▶ **DESCRIPTION OF THE TASK**
Retype the whole listing verbatim and keep the pictures out of it.

▶ **RECORDS FOR THE TASK**
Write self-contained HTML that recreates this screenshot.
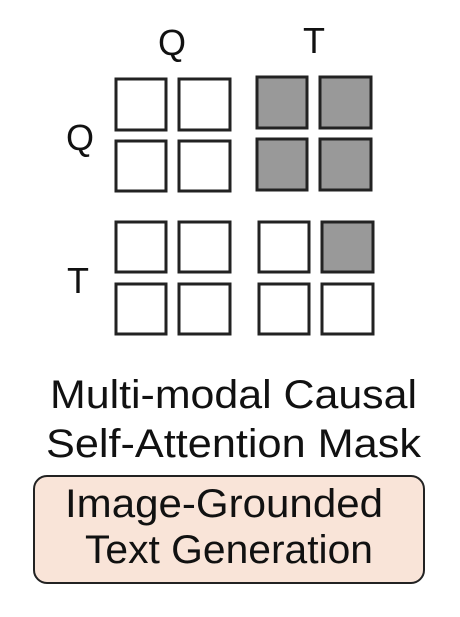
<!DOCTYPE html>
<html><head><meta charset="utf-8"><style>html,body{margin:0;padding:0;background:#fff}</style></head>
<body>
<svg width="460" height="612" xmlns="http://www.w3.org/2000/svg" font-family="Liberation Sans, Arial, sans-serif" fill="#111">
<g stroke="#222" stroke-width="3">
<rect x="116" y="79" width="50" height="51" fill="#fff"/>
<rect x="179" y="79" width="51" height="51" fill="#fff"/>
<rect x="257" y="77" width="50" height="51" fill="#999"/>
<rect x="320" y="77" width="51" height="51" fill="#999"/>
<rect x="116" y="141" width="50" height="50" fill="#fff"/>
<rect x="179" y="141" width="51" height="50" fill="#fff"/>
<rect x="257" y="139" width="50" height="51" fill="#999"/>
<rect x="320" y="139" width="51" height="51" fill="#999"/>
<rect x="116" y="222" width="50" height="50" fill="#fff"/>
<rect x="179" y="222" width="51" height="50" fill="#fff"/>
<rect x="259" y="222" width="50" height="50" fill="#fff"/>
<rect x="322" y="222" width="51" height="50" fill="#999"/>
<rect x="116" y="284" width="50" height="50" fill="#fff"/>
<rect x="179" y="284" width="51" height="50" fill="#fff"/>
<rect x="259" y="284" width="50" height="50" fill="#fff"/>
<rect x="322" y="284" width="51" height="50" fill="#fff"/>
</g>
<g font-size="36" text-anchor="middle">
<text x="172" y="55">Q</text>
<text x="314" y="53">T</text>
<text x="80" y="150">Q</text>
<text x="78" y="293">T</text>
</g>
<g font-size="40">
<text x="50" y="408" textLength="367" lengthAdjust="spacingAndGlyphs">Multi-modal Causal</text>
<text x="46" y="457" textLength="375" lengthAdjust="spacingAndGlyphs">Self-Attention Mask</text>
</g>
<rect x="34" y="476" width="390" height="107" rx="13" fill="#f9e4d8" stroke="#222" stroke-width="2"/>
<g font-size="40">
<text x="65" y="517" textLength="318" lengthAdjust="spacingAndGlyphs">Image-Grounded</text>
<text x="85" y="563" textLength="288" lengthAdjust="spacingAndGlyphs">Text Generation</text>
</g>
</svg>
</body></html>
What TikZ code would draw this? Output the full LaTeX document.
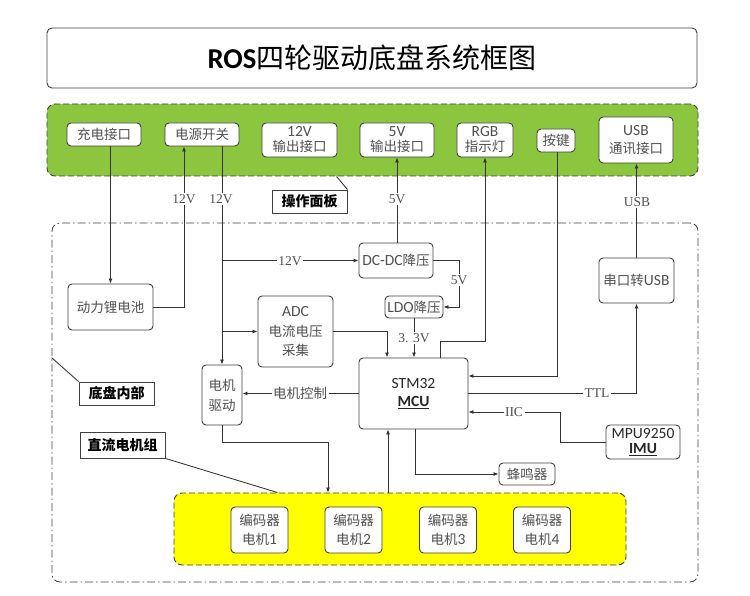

▶ **RESULT OF THE EXERCISE**
Write self-contained HTML that recreates this screenshot.
<!DOCTYPE html>
<html><head><meta charset="utf-8"><style>html,body{margin:0;padding:0;background:#fff}</style></head>
<body>
<svg width="460" height="612" xmlns="http://www.w3.org/2000/svg" font-family="Liberation Sans, Arial, sans-serif" fill="#111">
<g stroke="#222" stroke-width="3">
<rect x="116" y="79" width="50" height="51" fill="#fff"/>
<rect x="179" y="79" width="51" height="51" fill="#fff"/>
<rect x="257" y="77" width="50" height="51" fill="#999"/>
<rect x="320" y="77" width="51" height="51" fill="#999"/>
<rect x="116" y="141" width="50" height="50" fill="#fff"/>
<rect x="179" y="141" width="51" height="50" fill="#fff"/>
<rect x="257" y="139" width="50" height="51" fill="#999"/>
<rect x="320" y="139" width="51" height="51" fill="#999"/>
<rect x="116" y="222" width="50" height="50" fill="#fff"/>
<rect x="179" y="222" width="51" height="50" fill="#fff"/>
<rect x="259" y="222" width="50" height="50" fill="#fff"/>
<rect x="322" y="222" width="51" height="50" fill="#999"/>
<rect x="116" y="284" width="50" height="50" fill="#fff"/>
<rect x="179" y="284" width="51" height="50" fill="#fff"/>
<rect x="259" y="284" width="50" height="50" fill="#fff"/>
<rect x="322" y="284" width="51" height="50" fill="#fff"/>
</g>
<g font-size="36" text-anchor="middle">
<text x="172" y="55">Q</text>
<text x="314" y="53">T</text>
<text x="80" y="150">Q</text>
<text x="78" y="293">T</text>
</g>
<g font-size="40">
<text x="50" y="408" textLength="367" lengthAdjust="spacingAndGlyphs">Multi-modal Causal</text>
<text x="46" y="457" textLength="375" lengthAdjust="spacingAndGlyphs">Self-Attention Mask</text>
</g>
<rect x="34" y="476" width="390" height="107" rx="13" fill="#f9e4d8" stroke="#222" stroke-width="2"/>
<g font-size="40">
<text x="65" y="517" textLength="318" lengthAdjust="spacingAndGlyphs">Image-Grounded</text>
<text x="85" y="563" textLength="288" lengthAdjust="spacingAndGlyphs">Text Generation</text>
</g>
</svg>
</body></html>
What TikZ code would draw this? Output the full LaTeX document.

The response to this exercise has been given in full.